Researchers in Japan have developed a process for asymmetric synthesis of optically active alcohol derivatives. Yutaka Ukaji and his colleagues at the Division of Material Sciences, Kanazawa University, Kanazawa, Japan, converted a divinyl carbinol —1,4-pentadien-3-ol — to optically active trans-pyrazolidines at enantioselectivities as high as 99%. The researchers term their development an attractive and unique reaction scheme that could be useful for preparation of optically active nitrogen- and oxygen-containing chemicals.
The route involves the desymmetrization of the divinyl carbinol by the asymmetric 1,3-dipolar cycloaddition of azomethine imines using diisopropyl (R,R)-tartrate as the chiral auxiliary. The resultant trans-pyrazolidines contain a double bond and a hydroxyl group on the size chain. More details appear in a recent article in Chemistry, A European Journal.

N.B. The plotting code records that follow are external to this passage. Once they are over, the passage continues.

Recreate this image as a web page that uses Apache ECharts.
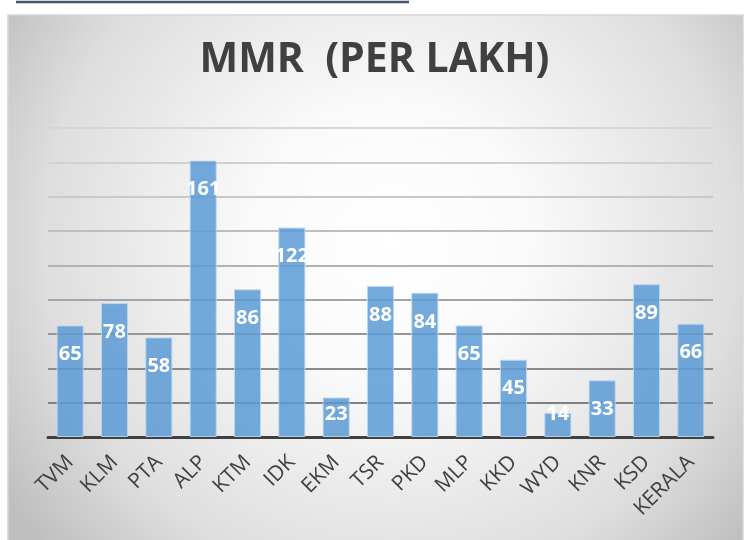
<!DOCTYPE html>
<html>
<head>
<meta charset="utf-8">
<script src="https://cdn.jsdelivr.net/npm/echarts@6/dist/echarts.min.js"></script>
<style>
  html, body { margin: 0; padding: 0; background: #fff; }
  #main { width: 749px; height: 540px; }
</style>
</head>
<body>
<div id="main"></div>
<script>
// district-wise MMR values
var districts = ['TVM', 'KLM', 'PTA', 'ALP', 'KTM', 'IDK', 'EKM', 'TSR', 'PKD', 'MLP', 'KKD', 'WYD', 'KNR', 'KSD', 'KERALA'];
var mmr = [65, 78, 58, 161, 86, 122, 23, 88, 84, 65, 45, 14, 33, 89, 66];
var yTicks = [0, 20, 40, 60, 80, 100, 120, 140, 160, 180];

// short bars: label pushed up (style only)
var labelShift = { EKM: 7, WYD: -9 };

var chart = echarts.init(document.getElementById('main'));

var barData = mmr.map(function (v, i) {
    var item = { value: v };
    if (labelShift[districts[i]] !== undefined) {
        item.label = { distance: labelShift[districts[i]] };
    }
    return item;
});

var option = {
    animation: false,
    backgroundColor: '#fff',
    graphic: [
        {
            type: 'rect', z: -10, silent: true,
            shape: { x: 8, y: 15, width: 735, height: 540 },
            style: {
                fill: {
                    type: 'radial', x: 0.52, y: 0.42, r: 0.85,
                    colorStops: [
                        { offset: 0, color: '#ffffff' },
                        { offset: 0.3, color: '#fafafa' },
                        { offset: 0.75, color: '#dedede' },
                        { offset: 1, color: '#bfbfbf' }
                    ]
                },
                stroke: '#d6d6d6', lineWidth: 1.5
            }
        },
        {
            type: 'line', silent: true,
            shape: { x1: 16, y1: 2, x2: 409, y2: 2 },
            style: { stroke: '#44546a', lineWidth: 2.5 }
        }
    ],
    title: {
        text: 'MMR  (PER LAKH)',
        left: 'center',
        top: 35,
        textStyle: {
            fontFamily: 'Open Sans',
            fontWeight: 'bold',
            fontSize: 41,
            color: '#404040'
        }
    },
    grid: { left: 48, right: 36, top: 128, bottom: 103 },
    xAxis: {
        type: 'category',
        data: districts,
        axisLine: { lineStyle: { color: '#404040', width: 3 } },
        axisTick: { show: false },
        axisLabel: {
            rotate: 45,
            interval: 0,
            margin: 22,
            fontFamily: 'Open Sans',
            fontSize: 21,
            color: '#404040'
        }
    },
    yAxis: {
        type: 'value',
        min: yTicks[0],
        max: yTicks[yTicks.length - 1],
        interval: 20,
        axisLabel: { show: false },
        axisLine: { show: false },
        axisTick: { show: false },
        splitLine: {
            lineStyle: {
                width: 2,
                color: ['#7a7a7a', '#7f7f7f', '#8a8a8a', '#969696', '#a4a4a4', '#b2b2b2', '#bfbfbf', '#c9c9c9', '#d0d0d0', '#d6d6d6']
            }
        }
    },
    series: [{
        type: 'bar',
        data: barData,
        barWidth: '61%',
        itemStyle: {
            color: 'rgba(91,155,213,0.85)',
            borderColor: 'rgba(189,215,238,0.9)',
            borderWidth: 1
        },
        label: {
            show: true,
            position: 'insideTop',
            distance: 19,
            fontFamily: 'Open Sans',
            fontWeight: 'bold',
            fontSize: 20,
            color: '#fff'
        }
    }]
};

chart.setOption(option);
</script>
</body>
</html>
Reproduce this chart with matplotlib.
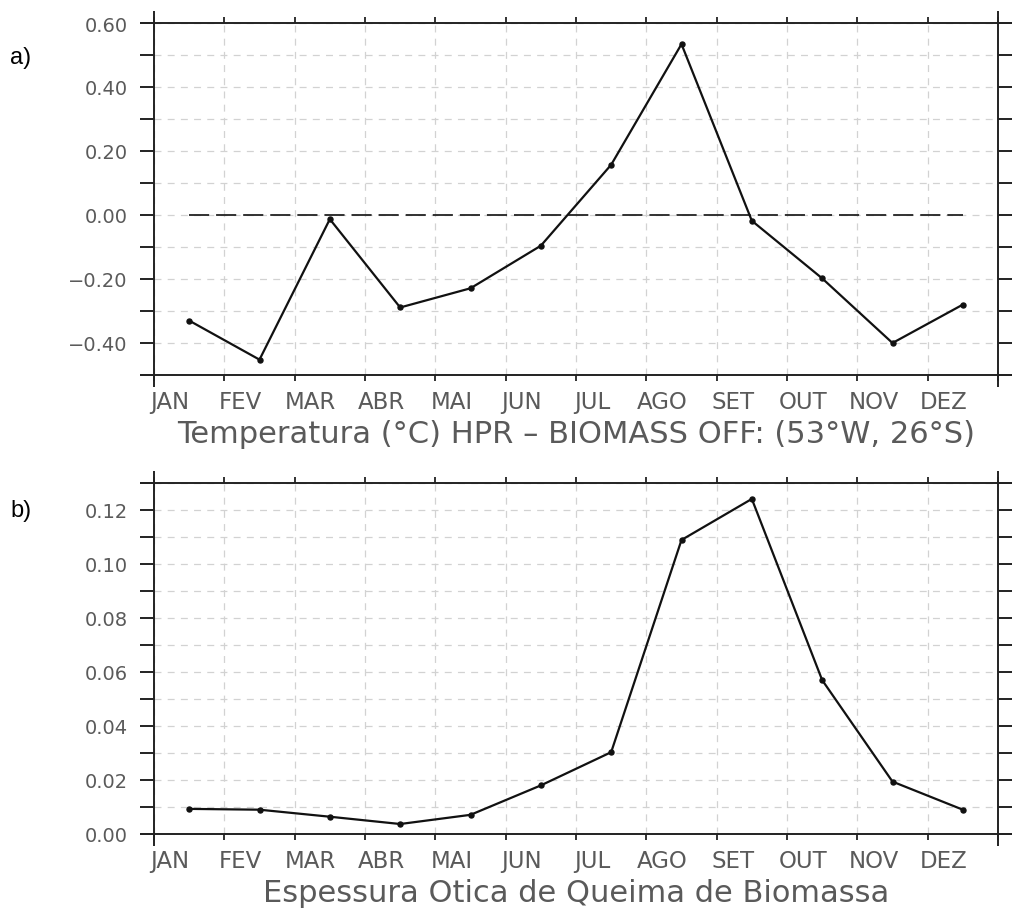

The researchers now are using the method to synthesize optically active and biologically active compounds.
The approach suits not only divinyl carbinols but also other allylic and homoallylic alcohols, notes Ukaji.
Key challenges are reducing the level of the chiral auxiliary to the catalytic amount, replacing the solvent with a more environmentally benign one, and successfully scaling up the process, he says.